The censorship in operation, however, is most often internalized rather than official. There’s no politically correct term for someone who is biracial in the U.S. vocabulary, so it’s virtually obligatory in the press to identify Barack Obama as black, thereby denying half of his racial heritage. (This merely continues the irrational process that long ago made the term “Negro” unacceptable, for the irrational reason that it too closely resembles its racist corruption, “nigger”.) It’s also considered bad form to refer to the “war in Iraq” simply as a military occupation, even though this is arguably a more accurate description.
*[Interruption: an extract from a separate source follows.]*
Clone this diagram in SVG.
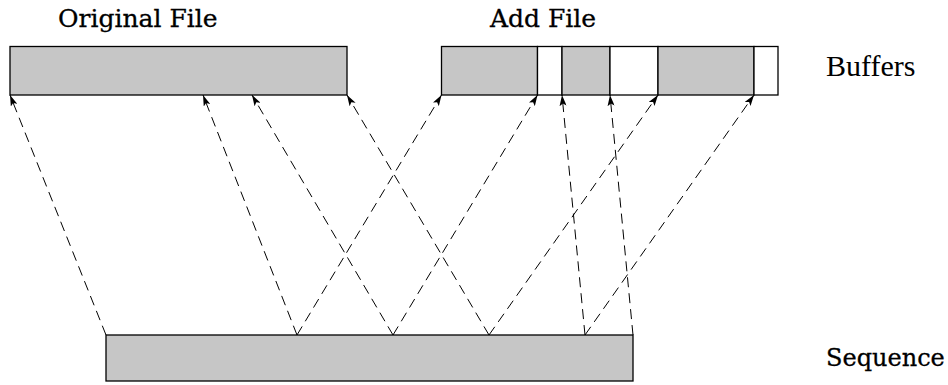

And since Americans are generally expected to watch or read only the sort of news that confirms their existing biases, the ideological civil war that has been raging in the country for recent years over diverse issues is supported, and even encouraged, presumably for business reasons.
Most of this discourse proceeds from the working assumption that there are only two possible positions to adopt in any debate. This means, in effect, that my objecting to the mentality of some of Polanski’s accusers automatically places me in alliance with the almost equally offensive statement of Harvey Weinstein, one of Polanski’s most active defenders, as quoted in the Los Angeles Times: “Hollywood has the best moral compass, because it has compassion. We were the people who did the fundraising telethon for the victims of 9/11. We were there for the victims of Katrina and any world catastrophe.” Any world catastrophe? What about the catastrophe that’s overtaken our public discourse?